Daily Currency Update

Last week saw UK inflation reported at an annualised 9% for April. This is a 40-year-high, as food and energy prices continued to spiral after the U.K. energy regulator increased the household energy price cap by 54% at the start of the month. When inflation has previously been heading up to these levels, interest rates in the UK were in double digits. However, the Bank of England remains between a rock and a hard place as growth remains very sluggish in the UK. Households feel the squeeze of rising prices, the bank is wary about increasing the mortgage burden by increasing interest rates too quickly. However, with the sheer relentless rise in inflation, the market may be forecasting that the Bank of England will have no choice but to hike rates and control inflation, and with it the pound has been strengthening last week.

 

Key Movers

German inflationary data for April came in higher than expected last week. The monthly reading rose by 2.8%, higher than 1.4% foreseen, while annually based expanded by 33.5%, higher than 31.5% estimated.
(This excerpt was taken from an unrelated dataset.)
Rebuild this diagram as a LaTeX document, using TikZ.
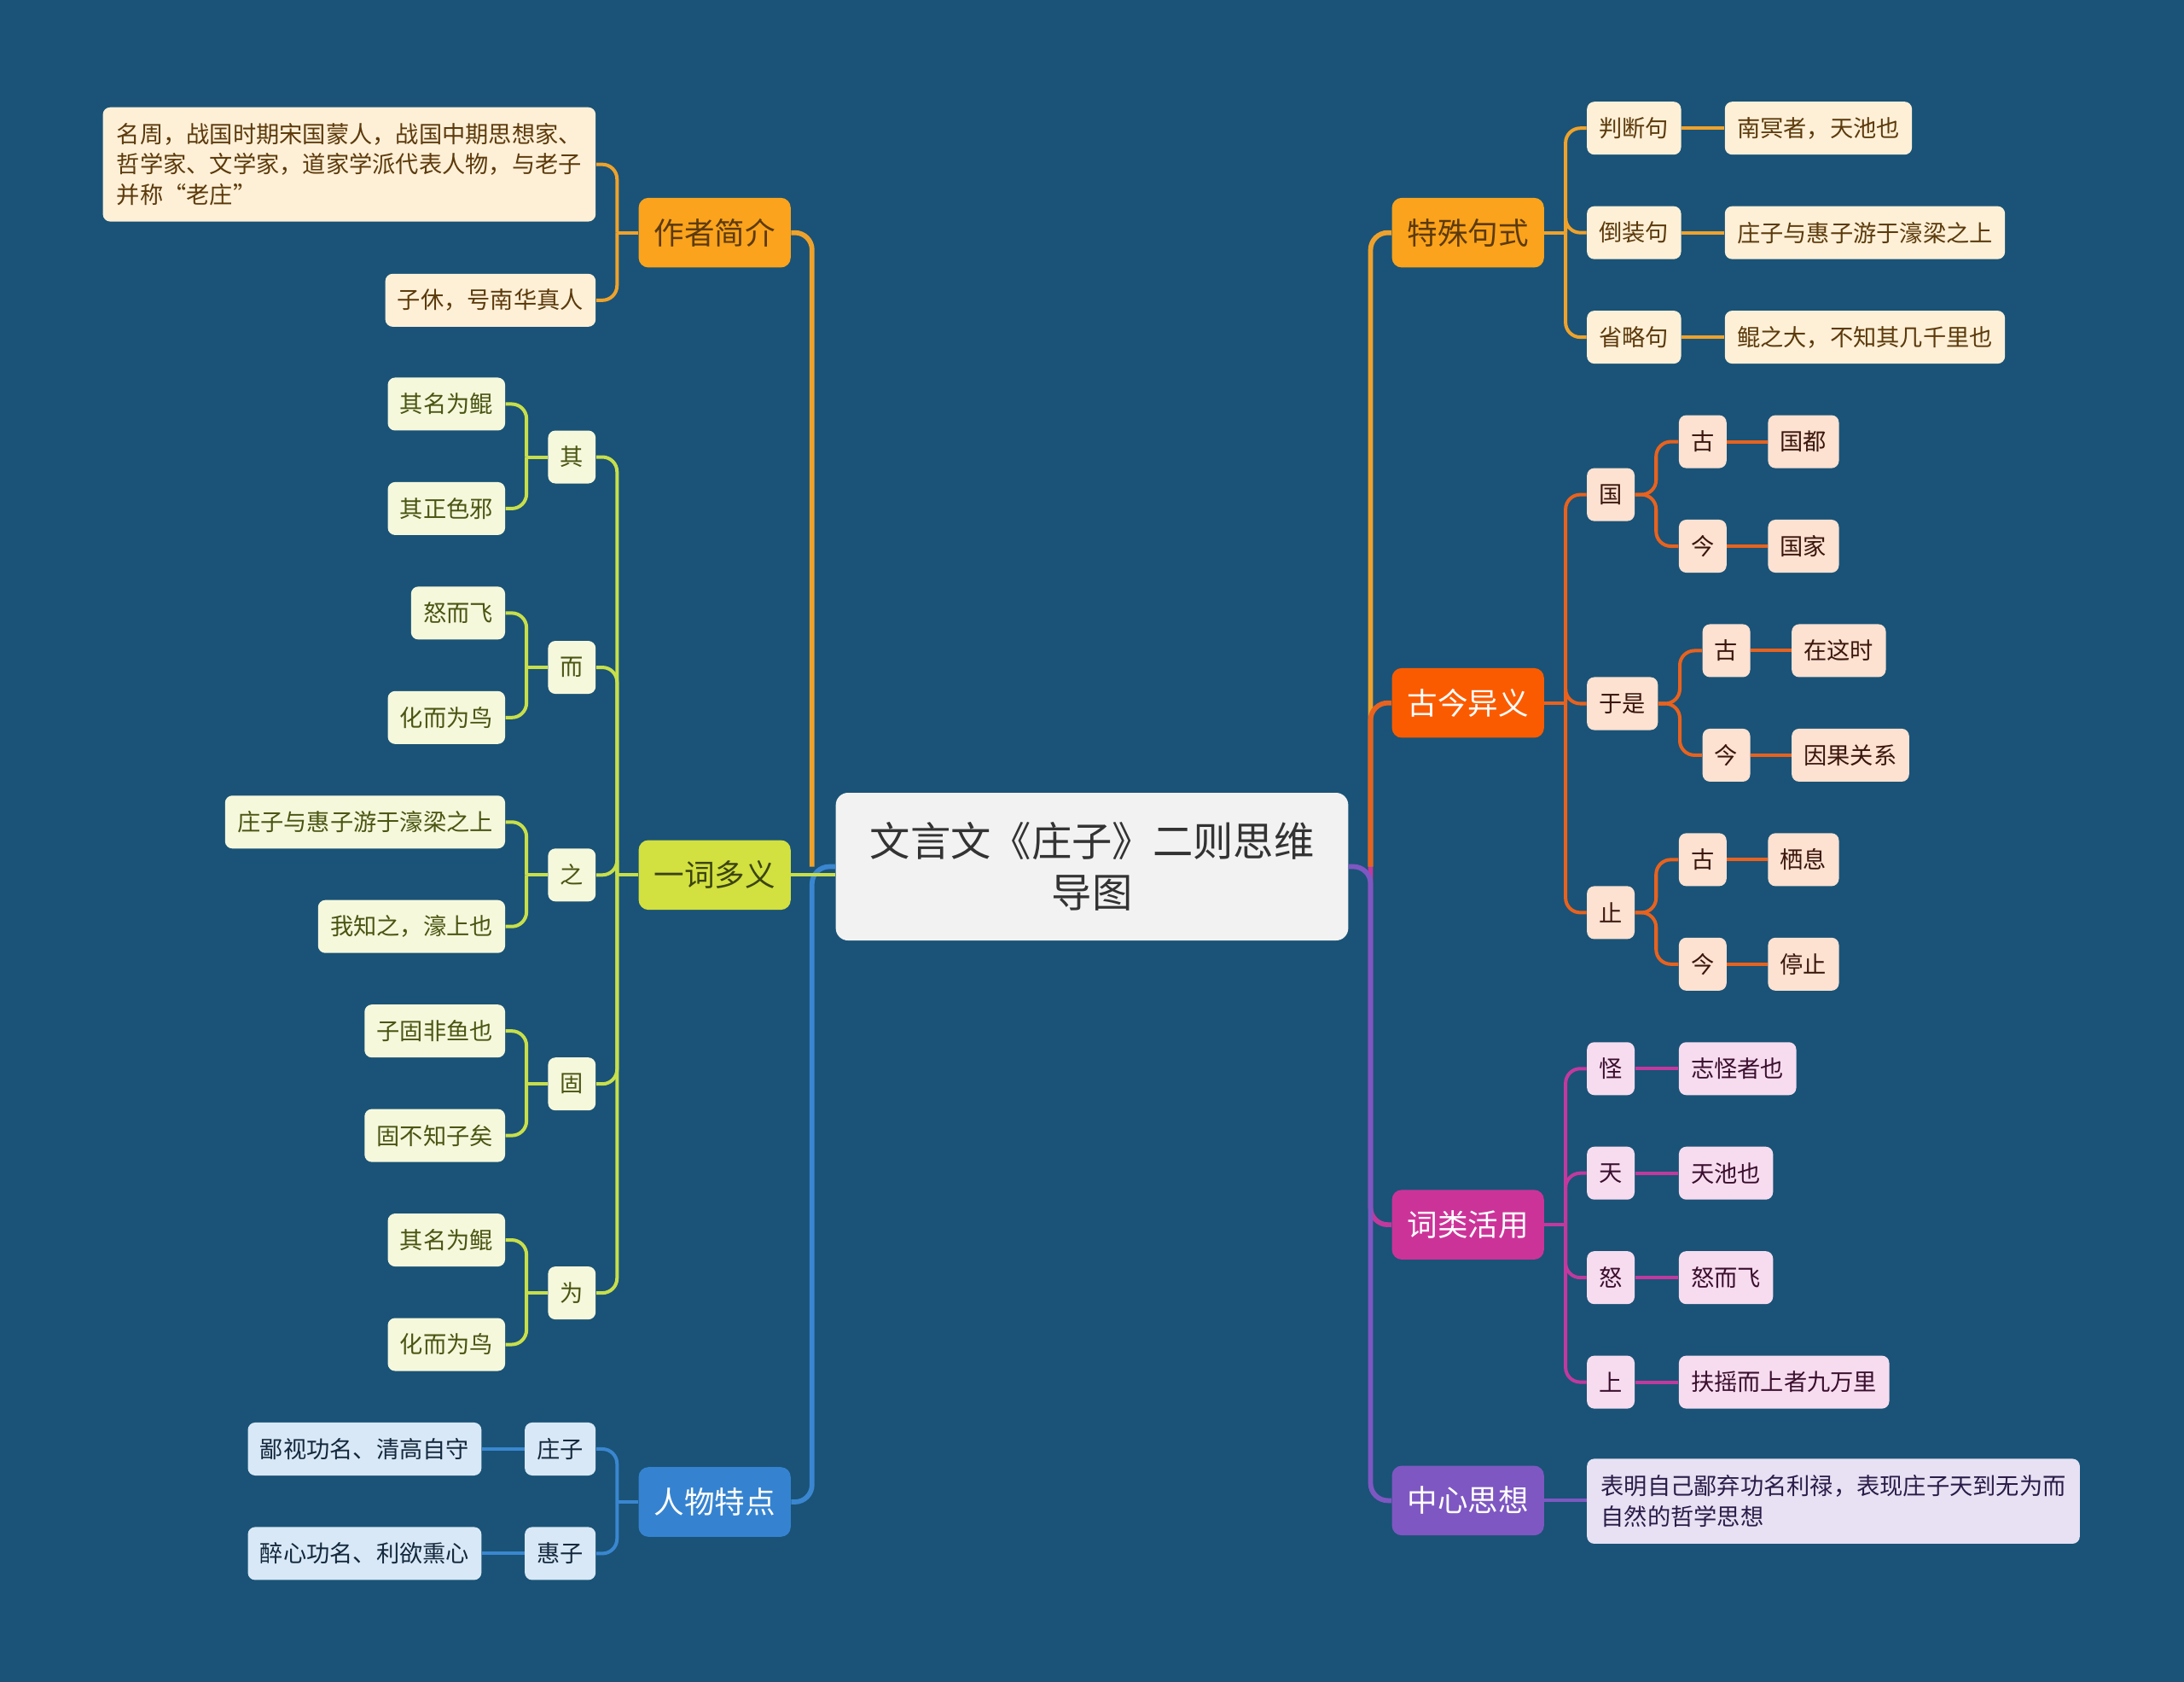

The data supports the hawkish pivot by some European Central Bank members of late, who have expressed that the central bank needs to get above 0%. ECB President Christine Lagarde has hinted at a first increase in interest rates in more than a decade may come in July, but downplayed the idea of a half-point move amid concerns about economic expansion.

Eurozone Consumer Confidence Index rose from -22.0 in April to -21.1 in May. This was slightly better than the small expected rise to -21.5, but still left the index close to multi-year lows. EU consumers struggle with surging energy-driven inflation, a slowing economy and uncertainty with war raging close to its borders in Ukraine. This could possibly derail the ECB's path in the coming weeks.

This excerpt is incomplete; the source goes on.